GustPilot: A Hierarchical DRL-INDI Framework for Wind-Resilient Quadrotor Navigation

Wind disturbances remain a key barrier to reliable autonomous navigation for lightweight quadrotors, where the rapidly varying airflow can destabilize both planning and tracking. This paper introduces GustPilot, a hierarchical wind-resilient navigation stack in which a deep reinforcement learning (DRL) policy generates inertial-frame velocity reference for gate traversal. At the same time, a geometric Incremental Nonlinear Dynamic Inversion (INDI) controller provides low-level tracking with fast residual disturbance rejection. The INDI layer achieves this by providing incremental feedback on both specific linear acceleration and angular acceleration rate, using onboard sensor measurements to reject wind disturbances rapidly. Robustness is obtained through a two-level strategy, wind-aware planning learned via fan-jet domain randomization during training, and rapid execution-time disturbance rejection by the INDI tracking controller. We evaluate GustPilot in real flights on a 50g quad-copter platform against a DRL-PID baseline across four scenarios ranging from no-wind to fully dynamic conditions with a moving gate and a moving disturbance source. Despite being trained only in a minimal single-gate and single-fan setup, the policy generalizes to significantly more complex environments (up to six gates and four fans) without retraining. Across 80 experiments, DRL-INDI achieves a 94.7% versus 55.0% for DRL-PID as average Overall Success Rate (OSR), reduces tracking RMSE up to 50%, and sustains speeds up to 1.34 m/s under wind disturbances up to 3.5 m/s. These results demonstrate that combining DRL-based velocity planning with structured INDI disturbance rejection provides a practical and generalizable approach to wind-resilient autonomous flight navigation.
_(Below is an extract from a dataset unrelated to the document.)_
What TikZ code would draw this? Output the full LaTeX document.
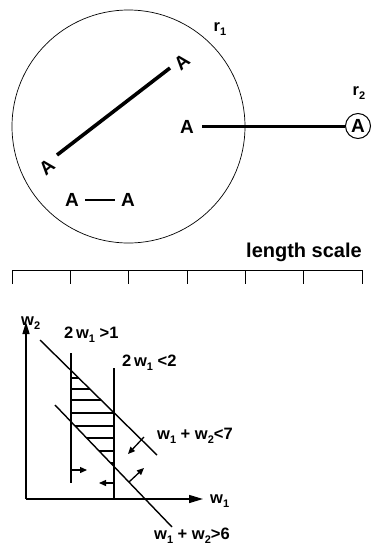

翻译：风扰动仍是轻量级四旋翼无人机实现可靠自主导航的关键障碍，快速变化的气流会同时破坏规划与跟踪的稳定性。本文提出GustPilot——一种分层式抗风导航架构，其中深度强化学习策略生成惯性系速度参考值以穿越门型障碍，同时几何增量非线性动态逆控制器通过快速残余扰动抑制实现底层跟踪。INDI层通过提供比线加速度和比角加速度率增量反馈实现该功能，利用机载传感器测量值快速抑制风扰动。鲁棒性通过双层策略实现：训练阶段通过风扇喷射域随机化学习风感知规划，以及INDI跟踪控制器在运行时的快速扰动抑制。我们在50克四旋翼平台上，将GustPilot与DRL-PID基线在四种场景（从无风到含移动门型障碍与移动扰动源的完全动态条件）进行真实飞行评估。尽管仅在单门单风扇最小化设置中训练，该策略无需重新训练即可泛化至显著更复杂环境（最多六门四风扇）。在80次实验中，DRL-INDI的平均整体成功率（OSR）达94.7%（对比DRL-PID的55.0%），跟踪均方根误差降低高达50%，并在3.5米/秒风扰动下维持1.34米/秒飞行速度。结果表明，将基于DRL的速度规划与结构化INDI扰动抑制相结合，可为抗风自主飞行导航提供实用且可泛化的解决方案。